On 4th May, over 3,000 people turned up at the Haymarket meeting. Speeches were made by August Spies, Albert Parsons and Samuel Fielden. At 10 a.m. Captain John Bonfield and 180 policemen arrived on the scene. Bonfield was telling the crowd to "disperse immediately and peaceably" when someone threw a bomb into the police ranks from one of the alleys that led into the square. It exploded killing eight men and wounding sixty-seven others. The police then immediately attacked the crowd. A number of people were killed (the exact number was never disclosed) and over 200 were badly injured.

Several people identified Rudolph Schnaubelt as the man who threw the bomb. He was arrested but was later released without charge. It was later claimed that Schnaubelt was an agent provocateur in the pay of the authorities. After the release of Schnaubelt, the police arrested Samuel Fielden, an Englishman, and six German immigrants, Engel, August Spies, Adolph Fisher, Louis Lingg, Oscar Neebe, and Michael Schwab. The police also sought Albert Parsons, the leader of the International Working Peoples Association in Chicago, but he went into hiding and was able to avoid capture. However, on the morning of the trial, Parsons arrived in court to standby his comrades.

There were plenty of witnesses who were able to prove that none of the eight men threw the bomb. The authorities therefore decided to charge them with conspiracy to commit murder. The prosecution case was that these men had made speeches and written articles that had encouraged the unnamed man at the Haymarket to throw the bomb at the police.

The jury was chosen by a special bailiff instead of being selected at random. One of those picked was a relative of one of the police victims. Julius Grinnell, the State's Attorney, told the jury: "Convict these men make examples of them, hang them, and you save our institutions."

At the trial it emerged that Andrew Johnson, a detective from the Pinkerton Agency, had infiltrated the group and had been collecting evidence about the men. Johnson claimed that at anarchist meetings these men had talked about using violence. Reporters who had also attended International Working Peoples Association meetings also testified that the defendants had talked about using force to "overthrow the system".

During the trial the judge allowed the jury to read speeches and articles by the defendants where they had argued in favour of using violence to obtain political change. The judge then told the jury that if they believed, from the evidence, that these speeches and articles contributed toward the throwing of the bomb, they were justified in finding the defendants guilty.

All the men were found guilty: Engel and Albert Parsons, August Spies, Adolph Fisher, Louis Lingg were given the death penalty. Whereas Oscar Neebe, Samuel Fielden and Michael Schwab were sentenced to life imprisonment. On 10th November, 1887, Lingg committed suicide by exploding a dynamite cap in his mouth. The following day Parsons, Spies, Fisher and Engel mounted the gallows. As the noose was placed around his neck, Spies shouted out: "There will be a time when our silence will be more powerful than the voices you strangle today."

Primary Sources

(1) George Engel, Autobiography of George Engel (1887)

In 1868 I married and started a business of my own.
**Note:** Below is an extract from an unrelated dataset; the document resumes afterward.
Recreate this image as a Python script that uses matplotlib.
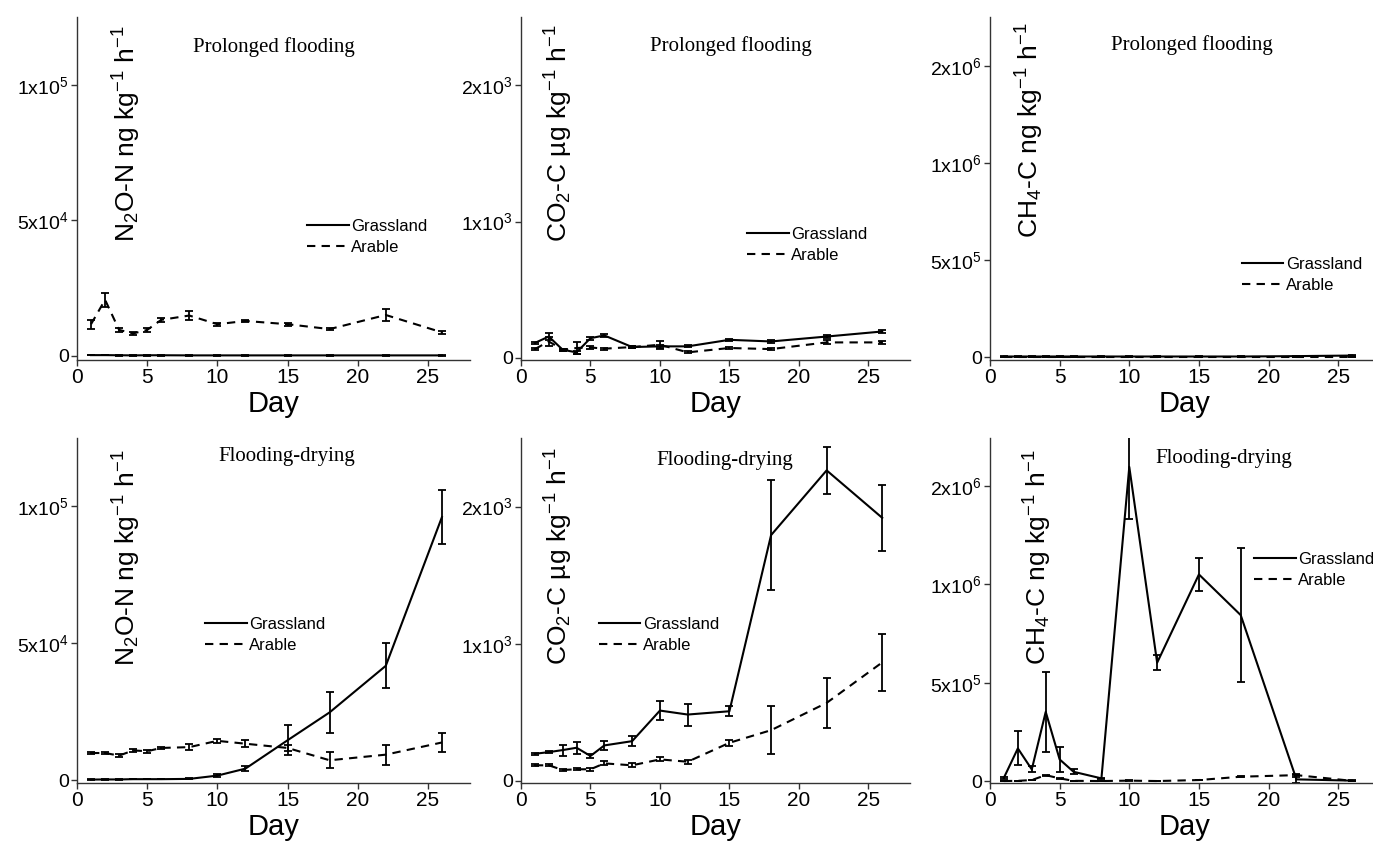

The development of the factory system in Germany swept most of the small manufacturers, without great means, out of existence. The struggle for life increased and it became hard to make a decent living. My intention to emigrate to America, which I had when a boy, came back. To make it short, the 8th day of January, of the year 1873, found me in Philadelphia. I took work in a sugar refinery.

(2) George Engel, speech at his trial (September, 1887)

When I left Germany in the year 1873 it was by reason of my recognition of the fact that I could not support myself in the future as it was the duty of a man to do. I recognized that I could not make my living in Germany because the machinery of the guilds of old no longer furnished me a guarantee to live. I resolved to emigrate from Germany to the United States, praised by many so highly.

When I landed in Philadelphia, on the 8th January, 1873, my heart and my bosom expanded with the expectation of living hereafter in that free country which had been so often praised to me by so many emigrants, and I resolved to be a good citizen of this country; and I congratulated myself on having broken with Germany.

For the first time I stand before an American court, and at that to be at once condemned to death. And what are the causes that have preceded it, and have brought me into court? They are the same things that preceded my leaving Germany, and the same causes that made me leave. I have seen with my own eyes that in this free country, in this richest country in the world, so to say, there are existing proletarians who are pushed out of the order of society.

(3) George Engel, speech at his trial (September, 1887)

Anarchism and Socialism are, according to my opinion, as like as one egg is to another. Only the tactics are different. Therefore, I say to the working classes, do not believe any longer in the ballot-box and in those ways and means that are open to you; but rather think about ways and means when the time comes, when the burden of the people becomes intolerable. And that is our crime. Because we have named to the people the ways and means by which they could free themselves in the fight against Capitalism, by reason of that, Anarchism is hated and persecuted in every state.

(4) The Chicago Daily News, report on the execution of George Engel, Albert Parsons, August Spies and Adolph Fischer (12th November, 1887)

Seldom, if ever, have four men died more gamely and defiantly than the four who were strangled today. Engel smiled down at the crowd, and then turning to Deputy Peters, who guarded him, he smiled gratefully toward him and whispered something to the officer that seemed to affect him. "Hurrah for anarchy! Hurrah!" were the last words and the last cheer of George Engel.